If you can't maintain sufficient staffing levels to reduce risks, what else can you do?
- Ensure contracts have sufficient notice periods to recruit and train replacement staff. It's surprising how often companies don't realize that short notice periods don't always work to their advantage. This may help when somebody decides to leave unexpectedly - there may be enough time for a smooth internal handover to someone else - although the notice period is unlikely to be long enough to recruit a replacement.
- Ensure that when someone gives notice time and effort is taken to transfer knowledge before they leave. Ask anybody who has left a company on good terms, or look back to your own experience. Too often this is left too late, or forgotten entirely.

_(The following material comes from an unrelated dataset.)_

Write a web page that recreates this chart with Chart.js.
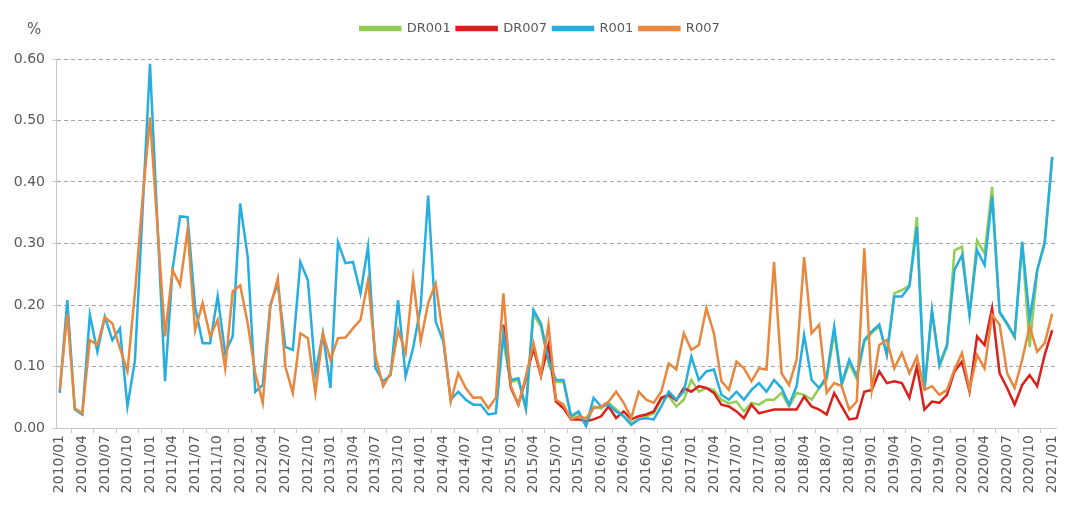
<!DOCTYPE html>
<html>
<head>
<meta charset="utf-8">
<script src="https://cdn.jsdelivr.net/npm/chart.js@4.4.1/dist/chart.umd.min.js"></script>
<style>
  body { margin: 0; background: #fff; }
  #wrap { width: 1080px; height: 509px; }
</style>
</head>
<body>
<div id="wrap"><canvas id="ratesChart"></canvas></div>
<script>
// monthly categories 2010/01 .. 2021/01
const years = [2010, 2011, 2012, 2013, 2014, 2015, 2016, 2017, 2018, 2019, 2020, 2021];
const months = ["01", "02", "03", "04", "05", "06", "07", "08", "09", "10", "11", "12"];
const categories = [];
years.forEach((y) => {
  months.forEach((m) => {
    if (y < 2021 || m === "01") categories.push(y + "/" + m);
  });
});

const yTicks = [0, 0.1, 0.2, 0.3, 0.4, 0.5, 0.6];

// DR series start 2014/12
const drPad = new Array(59).fill(null);

const r001 = [
  0.057, 0.208, 0.030, 0.022, 0.184, 0.124, 0.181, 0.143, 0.162, 0.035, 0.110, 0.350,
  0.592, 0.330, 0.076, 0.257, 0.344, 0.343, 0.197, 0.138, 0.138, 0.214, 0.122, 0.149,
  0.365, 0.278, 0.059, 0.070, 0.200, 0.235, 0.132, 0.127, 0.270, 0.240, 0.089, 0.154,
  0.065, 0.302, 0.268, 0.270, 0.219, 0.295, 0.097, 0.076, 0.086, 0.208, 0.084, 0.130,
  0.197, 0.378, 0.173, 0.141, 0.046, 0.059, 0.046, 0.038, 0.038, 0.022, 0.024, 0.154,
  0.078, 0.081, 0.032, 0.192, 0.170, 0.110, 0.078, 0.078, 0.019, 0.027, 0.003, 0.049,
  0.035, 0.038, 0.027, 0.019, 0.005, 0.014, 0.016, 0.014, 0.035, 0.059, 0.046, 0.059,
  0.116, 0.078, 0.092, 0.095, 0.054, 0.046, 0.059, 0.046, 0.062, 0.073, 0.059, 0.078,
  0.065, 0.038, 0.068, 0.151, 0.078, 0.065, 0.084, 0.165, 0.073, 0.111, 0.084, 0.143,
  0.157, 0.168, 0.119, 0.214, 0.214, 0.230, 0.327, 0.062, 0.192, 0.103, 0.135, 0.257,
  0.281, 0.184, 0.289, 0.265, 0.376, 0.189, 0.170, 0.149, 0.303, 0.176, 0.257, 0.300,
  0.441
];

const r007 = [
  0.062, 0.186, 0.032, 0.024, 0.143, 0.135, 0.180, 0.170, 0.130, 0.092, 0.220, 0.370,
  0.505, 0.327, 0.149, 0.257, 0.232, 0.322, 0.159, 0.203, 0.149, 0.176, 0.097, 0.222,
  0.232, 0.170, 0.089, 0.041, 0.197, 0.243, 0.100, 0.057, 0.154, 0.146, 0.057, 0.154,
  0.111, 0.146, 0.147, 0.162, 0.176, 0.240, 0.116, 0.068, 0.089, 0.159, 0.122, 0.243,
  0.141, 0.203, 0.235, 0.149, 0.043, 0.089, 0.065, 0.049, 0.050, 0.032, 0.049, 0.219,
  0.068, 0.038, 0.084, 0.138, 0.086, 0.168, 0.046, 0.038, 0.014, 0.019, 0.016, 0.032,
  0.035, 0.043, 0.059, 0.041, 0.016, 0.059, 0.046, 0.041, 0.059, 0.105, 0.095, 0.154,
  0.127, 0.135, 0.195, 0.154, 0.076, 0.062, 0.108, 0.097, 0.076, 0.097, 0.095, 0.270,
  0.089, 0.070, 0.111, 0.278, 0.154, 0.168, 0.057, 0.073, 0.068, 0.030, 0.043, 0.292,
  0.062, 0.135, 0.143, 0.097, 0.122, 0.089, 0.116, 0.062, 0.068, 0.054, 0.062, 0.095,
  0.122, 0.062, 0.119, 0.097, 0.184, 0.168, 0.089, 0.065, 0.111, 0.165, 0.124, 0.138,
  0.186
];

const dr007 = drPad.concat([
  0.168, 0.065, 0.038, 0.080, 0.130, 0.085, 0.135, 0.043, 0.032, 0.014, 0.014, 0.011,
  0.014, 0.019, 0.035, 0.016, 0.027, 0.014, 0.019, 0.022, 0.027, 0.049, 0.054, 0.045,
  0.065, 0.059, 0.068, 0.065, 0.057, 0.038, 0.035, 0.027, 0.016, 0.038, 0.024, 0.027,
  0.030, 0.030, 0.030, 0.030, 0.051, 0.035, 0.030, 0.022, 0.057, 0.035, 0.014, 0.016,
  0.059, 0.062, 0.092, 0.073, 0.076, 0.073, 0.049, 0.100, 0.030, 0.043, 0.041, 0.054,
  0.092, 0.108, 0.059, 0.149, 0.135, 0.195, 0.089, 0.065, 0.038, 0.070, 0.086, 0.068,
  0.119, 0.159
]);

const dr001 = drPad.concat([
  0.140, 0.075, 0.078, 0.030, 0.185, 0.165, 0.105, 0.075, 0.075, 0.018, 0.025, 0.004,
  0.035, 0.032, 0.041, 0.030, 0.019, 0.008, 0.014, 0.019, 0.024, 0.046, 0.052, 0.035,
  0.046, 0.078, 0.059, 0.065, 0.062, 0.046, 0.040, 0.043, 0.027, 0.041, 0.038, 0.046,
  0.046, 0.057, 0.035, 0.057, 0.054, 0.046, 0.065, 0.078, 0.155, 0.070, 0.105, 0.080,
  0.140, 0.155, 0.165, 0.120, 0.219, 0.224, 0.232, 0.343, 0.062, 0.190, 0.100, 0.132,
  0.289, 0.295, 0.184, 0.305, 0.284, 0.392, 0.187, 0.168, 0.147, 0.300, 0.132, 0.255,
  0.305, 0.441
]);

const textColor = "#595959";
const font = "'DejaVu Sans', sans-serif";

const percentLabel = {
  id: "percentLabel",
  afterDraw(chart) {
    const ctx = chart.ctx;
    ctx.save();
    ctx.fillStyle = textColor;
    ctx.font = "15px " + font;
    ctx.textBaseline = "middle";
    ctx.fillText("%", 27, 30);
    ctx.restore();
  },
};

// extra room under the legend, and centre it on the whole canvas
const legendSpacer = {
  id: "legendSpacer",
  beforeInit(chart) {
    const fit = chart.legend.fit;
    chart.legend.fit = function () {
      fit.bind(chart.legend)();
      this.height += 14;
    };
  },
  afterUpdate(chart) {
    chart.legend.left = 0;
    chart.legend.right = chart.width;
    chart.legend.adjustHitBoxes();
  },
};

function line(label, data, color, order) {
  return {
    label: label,
    data: data,
    borderColor: color,
    backgroundColor: color,
    borderWidth: 2.5,
    pointRadius: 0,
    tension: 0,
    order: order,
  };
}

window.onload = () => {
  const ctx = document.getElementById("ratesChart");
  new Chart(ctx, {
    type: "line",
    data: {
      labels: categories,
      datasets: [
        line("DR001", dr001, "#92cd55", 4),
        line("DR007", dr007, "#dc1f1a", 3),
        line("R001", r001, "#27aee0", 2),
        line("R007", r007, "#e8873e", 1),
      ],
    },
    options: {
      responsive: true,
      maintainAspectRatio: false,
      animation: false,
      layout: { padding: { top: 16, right: 24, left: 0, bottom: 0 } },
      plugins: {
        legend: {
          position: "top",
          labels: {
            boxWidth: 40,
            boxHeight: 3,
            padding: 6,
            color: textColor,
            font: { family: font, size: 13 },
            sort: (a, b) => a.datasetIndex - b.datasetIndex,
          },
        },
        tooltip: { enabled: false },
      },
      scales: {
        x: {
          type: "category",
          offset: true,
          grid: {
            offset: true,
            drawOnChartArea: false,
            drawTicks: true,
            tickLength: 5,
            tickColor: "#c8c8c8",
          },
          border: { color: "#c8c8c8" },
          ticks: {
            autoSkip: false,
            minRotation: 90,
            maxRotation: 90,
            padding: 2,
            color: textColor,
            font: { family: font, size: 14 },
            callback: (v, i) => (i % 3 === 0 ? categories[i] : null),
          },
          afterFit: (scale) => {
            scale.height = 81;
          },
        },
        y: {
          min: 0,
          max: 0.6,
          afterBuildTicks: (scale) => {
            scale.ticks = yTicks.map((v) => ({ value: v }));
          },
          grid: {
            color: "#a6a6a6",
            tickColor: "#c8c8c8",
            tickLength: 4,
          },
          border: { color: "#c8c8c8", dash: [4, 3] },
          ticks: {
            padding: 7,
            color: textColor,
            font: { family: font, size: 14 },
            callback: (v) => v.toFixed(2),
          },
          afterFit: (scale) => {
            scale.width = 56;
          },
        },
      },
    },
    plugins: [percentLabel, legendSpacer],
  });
};
</script>
</body>
</html>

- When feasible, cross-train staff between departments so staff can understand and perform each other's jobs. Written procedures help, but never assume that they are sufficient. Many jobs rely on informal relationships to get things done efficiently or when problems occur. Making useful friends in other departments isn't something that written procedures can capture.
- Consider contracting out critical business functions where a commodity service is involved. It will be more expensive than using in-house staff, but if the supplier has a large number of staff who can perform the service, they should be less affected by occasional staff absences.
Resilience is always risk-money trade-off, but some of the actions you can take are not expensive.